Cazibe merkezi Yıldıztepe
Bölgenin cazibe merkezi haline gelen Yıldıztepe, 2006 yılında Kültür ve Turizm Koruma ve Gelişim Bölgesi ilan edilmesiyle birlikte bahar ve yaz mevsimlerinde piknik alanı olarak kullanılırken kış aylarında da kayak ve kış sporları için vazgeçilmezler arasında yerini aldı. Yeni açılan Yıldıztepe Telesiyeji ile Ilgaz turizminin de hak ettiği yere ulaşması amaçlanıyor.

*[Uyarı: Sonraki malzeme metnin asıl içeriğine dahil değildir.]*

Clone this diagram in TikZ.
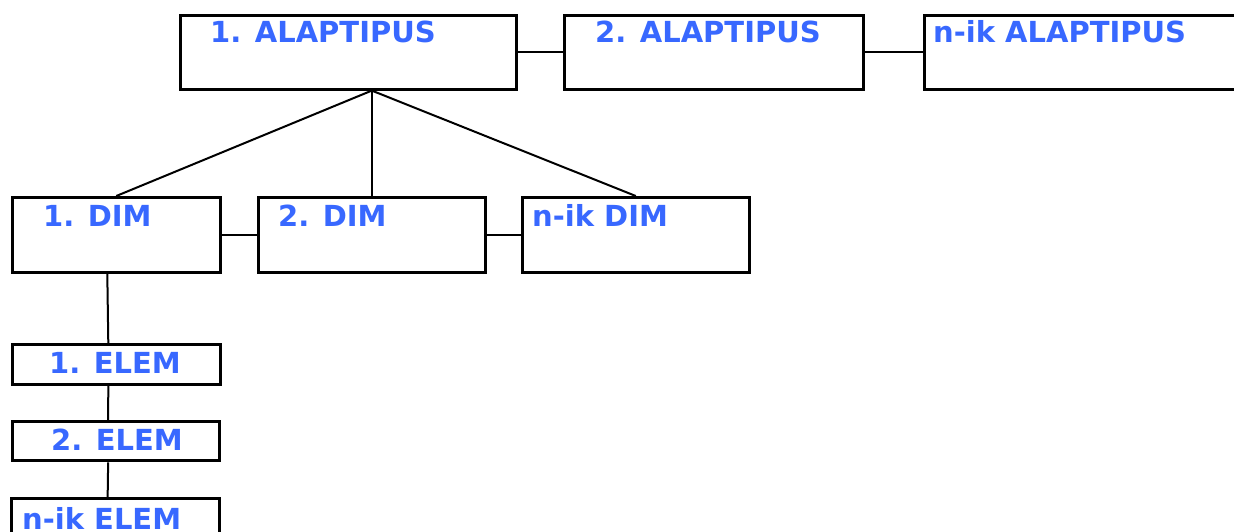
\documentclass[tikz,border=0pt]{standalone}
\usepackage{fontspec}
\setmainfont{DejaVu Sans}
\usetikzlibrary{positioning,calc}
\definecolor{labelblue}{HTML}{3868FF}

\tikzset{
  box/.style={draw, line width=2.6pt, inner sep=0pt, anchor=north west},
  thickbox/.style={box, line width=3.3pt},
  tag/.style={anchor=base west, inner sep=0pt, text=labelblue,
              font=\bfseries\fontsize{29}{34}\selectfont},
  link/.style={line width=2pt}
}

\begin{document}
\begin{tikzpicture}[x=1pt, y=-1pt]
  \useasboundingbox (0,0) rectangle (1234,532);
  \clip (0,0) rectangle (1234,532);

  % boxes
  \node[box, minimum width=336, minimum height=74] (a1) at (179,14) {};
  \node[box, minimum width=299, minimum height=74] (a2) at (563,14) {};
  \node[box, minimum width=330, minimum height=74] (a3) at (923,14) {};

  \node[box, minimum width=208, minimum height=75] (d1) at (11,196) {};
  \node[box, minimum width=227, minimum height=75] (d2) at (257,196) {};
  \node[box, minimum width=227, minimum height=75] (d3) at (521,196) {};

  \node[box, minimum width=208, minimum height=40] (e1) at (11,343) {};
  \node[thickbox, minimum width=207, minimum height=39] (e2) at (11,420) {};
  \node[thickbox, minimum width=208, minimum height=50] (e3) at (10,497) {};

  % labels
  \node[tag] (a1t) at (210,43) {1. ALAPTIPUS};
  \node[tag] (a2t) at (595,43) {2. ALAPTIPUS};
  \node[tag] (a3t) at (933,43) {n-ik ALAPTIPUS};
  \node[tag] (d1t) at (43,226) {1. DIM};
  \node[tag] (d2t) at (278,226) {2. DIM};
  \node[tag] (d3t) at (532,226) {n-ik DIM};
  \node[tag] (e1t) at (49,373) {1. ELEM};
  \node[tag] (e2t) at (51,450) {2. ELEM};
  \node[tag] (e3t) at (22,529) {n-ik ELEM};

  % connectors
  \draw[link] (a1.east) -- (a2.west);
  \draw[link] (a2.east) -- (a3.west);
  \coordinate (hub) at (a1.south -| d2.north);
  \draw[link] (hub) -- (d1.north);
  \draw[link] (hub) -- (d2.north);
  \draw[link] (hub) -- (d3.north);
  \draw[link] (d1.east) -- (d2.west);
  \draw[link] (d2.east) -- (d3.west);
  \draw[link] ([xshift=-9pt]d1.south) -- ([xshift=-8pt]e1.north);
  \draw[link] ([xshift=-8pt]e1.south) -- ([xshift=-8pt]e2.north);
  \draw[link] ([xshift=-8pt]e2.south) -- ([xshift=-8pt]e3.north);
\end{tikzpicture}
\end{document}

Malzeme deposundan kültür merkezine
1700’LÜ yılların sonlarında yaptırılan Çivitçioğlu Medresesi yıllarca yün ve inşaat malzeme deposu olarak kullanılırken, Çankırı Belediye Başkanı İrfan Dinç’in girişimleriyle kültürel amaçlı kullanılmaya başlandı. Medrese’de Neyzen Erol Nuhoğlu’nun çaldığı ney nameleri kulakların pasını silerken, hat rölyef ustası Şakir Ay ve öğrencilerinin yaptığı birbirinden güzel ve incelikle üretilmiş eserler görülebiliyor. Ebru sanatçısı Ali Akgül’ün yaptığı ebrular ise yurdun dört bir tarafına hediye olarak gönderiliyor.
Yerinde görün
HİTİTLER Dönemi’nden beri işletildiği tahmin edilen tuz yatakları Türkiye’nin en büyük kaya tuzu rezervinin yer aldığı Tuz Mağarası ise Çankırı’nın görülmeye değer yerleri arasında yer alıyor. Valilik tarafından mağaraların turizme kazandırılması amaçlanıyor. Bu çerçevede mağarada çeşitli dönemlere ait heykel ve rölyeflerin yer alacağı Kristal Art Galeri projesi üzerinde çalışmalar yapılıyor. Mağarayı ilginç kılan bir diğer özellik ise mağarada bulunan eşek. Yaklaşık 250 yaşında olduğu ifade edilen eşek, uzun yıllar mağarada kalarak salamura haline geldi. Mağaraya gelen ziyaretçiler açısından da ilginç bir görüntü oluşturuyor.
Sözel kültür yaşatılıyor
ÇANKIRI’NIN son yıllarda öne çıkan kaya tuzu hediyelik eşyalarının üretildiği Buğday Pazarı Medresesi’nde kentin geçmişini yansıtan sözel kültürün yaşatıldığı odalar, yaran kültürünün tüm unsurları ve yöresel kıyafetler de sergileniyor. Medrese Çankırı’ya gelenlerin en önemli ziyaret mekanlarından birisi olma özelliğini koruyor.
Görülecekler listesi
KIŞ turizmiyle ön plana çıkan Çankırı’nın doğa tarafından oluşturulan ve doğal müze olarak adlandırılan peri bacası oluşumları da görülmeye değer. Ayrıca, Çankırı müzesi, Taş Mektep, Saat Kulesi, Taş mescit, Çankırı yaran evi, Çavundur Termal Kaynağı, Sakaeli kaya mezarları, İndağı kaya mezarları, Hüyük yeraltı şehri, koca meşe, Bülbül pınarı mesire yeri, Kırkpınar Yaylası, Karaören göleti de Çankırı’yı gidildiği zaman görülecekler listesine alınması gereken yerler arasında yer alıyor.